There is a tendency to consider anything Post-Apostolic (100 A.D. and beyond) to Pre-Reformation (100-1600 A.D.) as "a form of godliness," or "manmade religion." Those in post Reformation churches judge the ascetics, monks, and nuns as creations by the Roman and Eastern Orthodox Churches. However, the truth is that monasticism has roots in the Holy Scriptures. The Apostle Paul lays a framework for remaining single in the service of Christ, if at all possible, "To the unmarried and the widows I say that it is good for them to remain single as I am. But if they cannot exercise self-control, they should marry. For it is better to marry than to burn with passion." (1 Corinthians 7:8-9). The Apostle Paul builds on this case for remaining celibate (though he does not stress it as a rule or requirement for believers), "I think that in view of the present distress it is good for a person to remain as he is. Are you bound to a wife? Do not seek to be free. Are you free from a wife? Do not seek a wife. But if you do marry, you have not sinned, and if a betrothed woman marries, she has not sinned. Yet those who marry will have worldly troubles, and I would spare you that." (1 Cor:26-28). The Apostle Paul drives this home with these words, "I want you to be free from anxieties. The unmarried man is anxious about the things of the Lord, how to please the Lord. But the married man is anxious about worldly things, how to please his wife, and his interests are divided. And the unmarried or betrothed woman is anxious about the things of the Lord, how to be holy in body and spirit. But the married woman is anxious about worldly things, how to please her husband. I say this for your own benefit, not to lay any restraint upon you, but to promote good order and to secure your undivided devotion to the Lord." (1 Cor 32-35). Paul is not trying to destroy matrimony, nor has he made this a rule for believers, but rather a suggestion, that if possible a person deny their passions (if they have the self control, if not they should marry) so that they can whole heartily serve the Lord Jesus Christ without hindrance or encumbrance.

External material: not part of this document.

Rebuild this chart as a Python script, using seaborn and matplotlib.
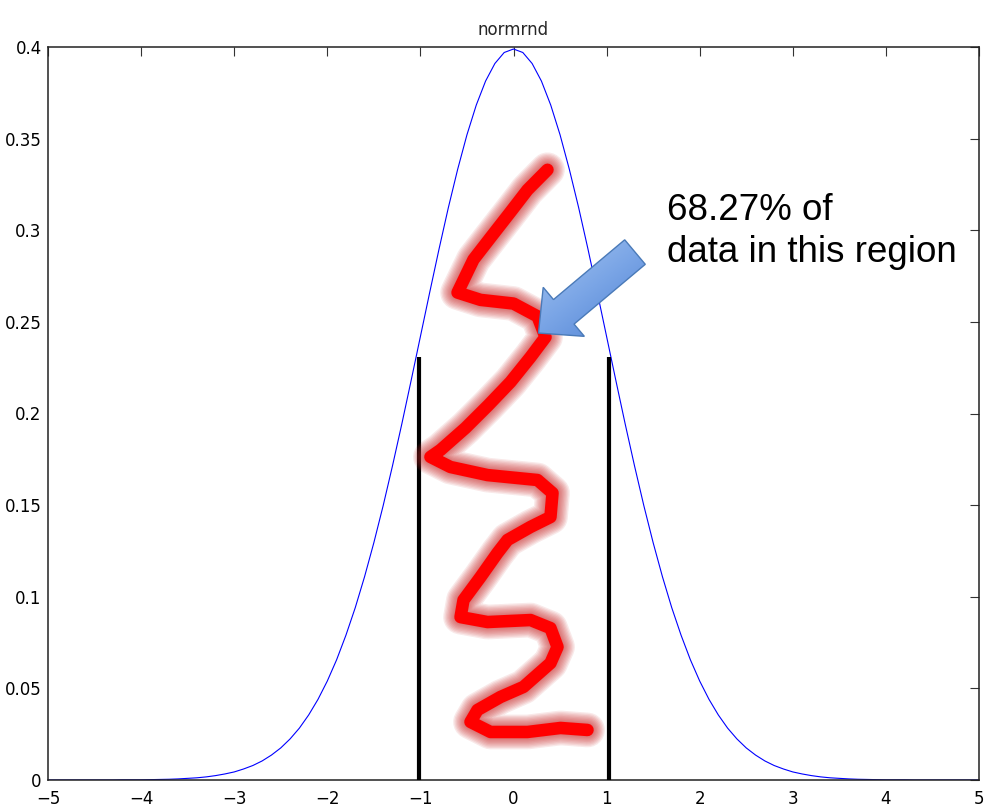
import matplotlib
matplotlib.use("Agg")
import matplotlib.pyplot as plt
import seaborn as sns
import numpy as np
import pandas as pd
from matplotlib.patches import Polygon
from matplotlib.transforms import IdentityTransform
from matplotlib.colors import LinearSegmentedColormap

# ---------------- data ----------------
curve_x = [round(-5 + 0.1 * i, 1) for i in range(101)]
half = [0.3989, 0.3970, 0.3910, 0.3814, 0.3683, 0.3521, 0.3332, 0.3123, 0.2897, 0.2661,
        0.2420, 0.2179, 0.1942, 0.1714, 0.1497, 0.1295, 0.1109, 0.0940, 0.0790, 0.0656,
        0.0540, 0.0440, 0.0355, 0.0283, 0.0224, 0.0175, 0.0136, 0.0104, 0.0079, 0.0060,
        0.0044, 0.0033, 0.0024, 0.0017, 0.0012, 0.0009, 0.0006, 0.0004, 0.0003, 0.0002,
        0.0001, 0.0001, 0.0001, 0.0000, 0.0000, 0.0000, 0.0000, 0.0000, 0.0000, 0.0000,
        0.0000]
curve_y = half[::-1] + half[1:]

bound_x = [-1.02, 1.03]
bound_top = [0.2306, 0.2306]

squiggle_x = [0.365, 0.150, -0.032, -0.247, -0.430, -0.601, -0.354, 0.000, 0.258, 0.344,
              0.183, -0.032, -0.269, -0.516, -0.784, -0.892, -0.677, -0.279, 0.258, 0.419,
              0.397, 0.183, -0.064, -0.172, -0.354, -0.537, -0.569, -0.279, 0.183, 0.397,
              0.473, 0.397, 0.107, -0.140, -0.387, -0.462, -0.247, 0.150, 0.505, 0.795]
squiggle_y = [0.333, 0.322, 0.310, 0.296, 0.284, 0.266, 0.262, 0.260, 0.253, 0.2417,
              0.2308, 0.2172, 0.2046, 0.1921, 0.1801, 0.1763, 0.1708, 0.1664, 0.1637, 0.1566,
              0.1435, 0.1381, 0.1310, 0.1239, 0.1108, 0.0982, 0.0889, 0.0862, 0.0873, 0.0829,
              0.0726, 0.0638, 0.0508, 0.0453, 0.0382, 0.0317, 0.0262, 0.0262, 0.0284, 0.0273]

x_ticks = [-5, -4, -3, -2, -1, 0, 1, 2, 3, 4, 5]
x_ticklabels = ["\u22125", "\u22124", "\u22123", "\u22122", "\u22121", "0", "1", "2", "3", "4", "5"]
y_ticks = [0, 0.05, 0.1, 0.15, 0.2, 0.25, 0.3, 0.35, 0.4]
y_ticklabels = ["0", "0.05", "0.1", "0.15", "0.2", "0.25", "0.3", "0.35", "0.4"]

title = "normrnd"
note = "68.27% of\ndata in this region"
arrow_tip = (0.2685, 0.2439)
arrow_tail = (1.305, 0.2881)
note_pos = (1.654, 0.2995)

# ---------------- plot ----------------
sns.set_style("white")
plt.rcParams["font.family"] = ["DejaVu Sans"]

fig = plt.figure(figsize=(9.92, 8.07), dpi=100)
ax = fig.add_axes([48 / 992, 27 / 807, 931 / 992, 733 / 807])
ax.set_xlim(-5, 5)
ax.set_ylim(0, 0.4)

df = pd.DataFrame({"x": curve_x, "y": curve_y})
sns.lineplot(data=df, x="x", y="y", ax=ax, color="#0000ff", linewidth=0.8,
             sort=False, estimator=None, zorder=2)

ax.vlines(bound_x, [0, 0], bound_top, colors="black", linewidth=3.0, zorder=3)

# red squiggle with glow
sq = pd.DataFrame({"x": squiggle_x, "y": squiggle_y})
for w in np.linspace(25, 10, 9):
    ax.plot(sq["x"], sq["y"], color="#c82828", alpha=0.10, linewidth=w,
            solid_capstyle="round", solid_joinstyle="round", zorder=4)
sns.lineplot(data=sq, x="x", y="y", ax=ax, sort=False, estimator=None, color="#ff0000",
             linewidth=9, zorder=5, solid_capstyle="round", solid_joinstyle="round")

# blue block arrow with gradient (built in display space from data endpoints)
tip = ax.transData.transform(arrow_tip)
tail = ax.transData.transform(arrow_tail)
d = tip - tail
L = np.hypot(*d)
u = d / L
n = np.array([-u[1], u[0]])
head_len, head_w, tail_w = 33.0, 64.0, 32.0
base = tip - u * head_len
pts = np.array([
    tail + n * tail_w / 2, base + n * tail_w / 2, base + n * head_w / 2, tip,
    base - n * head_w / 2, base - n * tail_w / 2, tail - n * tail_w / 2,
])
poly = Polygon(pts, closed=True, transform=IdentityTransform(), fc="none",
               ec="#4a7ab8", lw=1.0, zorder=7)
ax.add_patch(poly)

(x0, y0) = pts.min(axis=0) - 2
(x1, y1) = pts.max(axis=0) + 2
gx, gy = np.meshgrid(np.linspace(x0, x1, 120), np.linspace(y1, y0, 120))
ctr = (pts.min(axis=0) + pts.max(axis=0)) / 2
grad = (gx - ctr[0]) * (-0.6) + (gy - ctr[1]) * 0.8
grad = (grad - grad.min()) / (grad.max() - grad.min())
cmap = LinearSegmentedColormap.from_list("blu", ["#4c7fd2", "#7aa5e6", "#a9c8f2"])
inv = ax.transData.inverted()
(dx0, dy0) = inv.transform((x0, y0))
(dx1, dy1) = inv.transform((x1, y1))
im = ax.imshow(grad, extent=[dx0, dx1, dy0, dy1], aspect="auto", cmap=cmap,
               origin="upper", zorder=6, interpolation="bilinear")
clip = Polygon(pts, closed=True, transform=IdentityTransform())
im.set_clip_path(clip)

ax.text(note_pos[0], note_pos[1], note, fontsize=26.5, family=["Liberation Sans"],
        ha="left", va="center", linespacing=1.27, color="black", zorder=8)

ax.set_xlim(-5, 5)
ax.set_ylim(0, 0.4)
ax.set_xticks(x_ticks)
ax.set_xticklabels(x_ticklabels)
ax.set_yticks(y_ticks)
ax.set_yticklabels(y_ticklabels)
ax.set_xlabel("")
ax.set_ylabel("")
ax.set_title(title, fontsize=12, pad=8.5)

ax.tick_params(axis="both", direction="in", length=6.5, width=0.8, color="#333333",
               labelsize=12, top=True, right=True, labelcolor="black")
ax.tick_params(axis="x", pad=7.0)
ax.tick_params(axis="y", pad=4.5)
for s in ax.spines.values():
    s.set_visible(True)
    s.set_color("#222222")
    s.set_linewidth(1.1)

fig.savefig("out.png", dpi=100)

I recently saw an episode of "Arranged" a television series that follows couples who had arranged marriages. In this particular episode, there was Jewish couple, Christian-Texan couple, and Hindu-Indian couple. What became apparent was that marriage is a struggle, not an endless Hallmark movie, romance novel, or fairytale of happily ever after. The honeymoon phase is exactly that, a phase. Those entering matrimony are learning what Paul says, "The husband should give to his wife her conjugal rights, and likewise the wife to her husband. For the wife does not have authority over her own body, but the husband does. Likewise the husband does not have authority over his own body, but the wife does. Do not deprive one another, except perhaps by agreement for a limited time, that you may devote yourselves to prayer; but then come together again, so that Satan may not tempt you because of your lack of self-control." (1 Cor 7:3-4), and "Now as the church submits to Christ, so also wives should submit to their husbands in everything. For husbands, this means love your wives, just as Christ loved the church. He gave up his life for her to make her holy and clean, washed by the cleansing of God's word. In the same way, husbands ought to love their wives as they love their own bodies. For a man who loves his wife actually shows love for himself. No one hates his own body but feeds and cares for it, just as Christ cares for the church. For this reason a man will leave his father and mother and be united to his wife, and the two will become one flesh." (Ephesians 5:24-26, 28-29, 31).Marriage comes with a cost for both, wives submitting and husbands so loving their wives that they lay down their lives for her in not only a literal way, but in their choices, if watching sports all day or smoking is hurting your wife, you must put it to death and thus show love.
The point is that the Apostle Paul urges people in the "time of distress" to abstain if it is within the realm of possibility, from marriage and passion and instead use the time in service of Triune God. Its not a rule, but in these dark and last days it become more potent in its address. We can now understand why in Middle Ages, many men and women advocated for becoming celibate monks and nuns to live free of the yoke of matrimony. While there are blessings that come from the yoke of marriage, like intimacy and offspring; there are also blessings from yoke of celibacy like freedom and unbridled energy for things of God. Ultimately, the Apostle Paul says choose, "To the unmarried and the widows I say that it is good for them to remain single as I am. But if they cannot exercise self-control, they should marry. For it is better to marry than to burn with passion," (1 Cor 7:8-9), "Only let each person lead the life that the Lord has assigned to him, and to which God has called him. This is my rule in all the churches," (verse 17), "anyone thinks that he is not behaving properly toward his betrothed, if his passions are strong, and it has to be, let him do as he wishes: let them marry—it is no sin. But whoever is firmly established in his heart, being under no necessity but having his desire under control, and has determined this in his heart, to keep her as his betrothed, he will do well. So then he who marries his betrothed does well, and he who refrains from marriage will do even better." (1 Corinthians 7:36-38).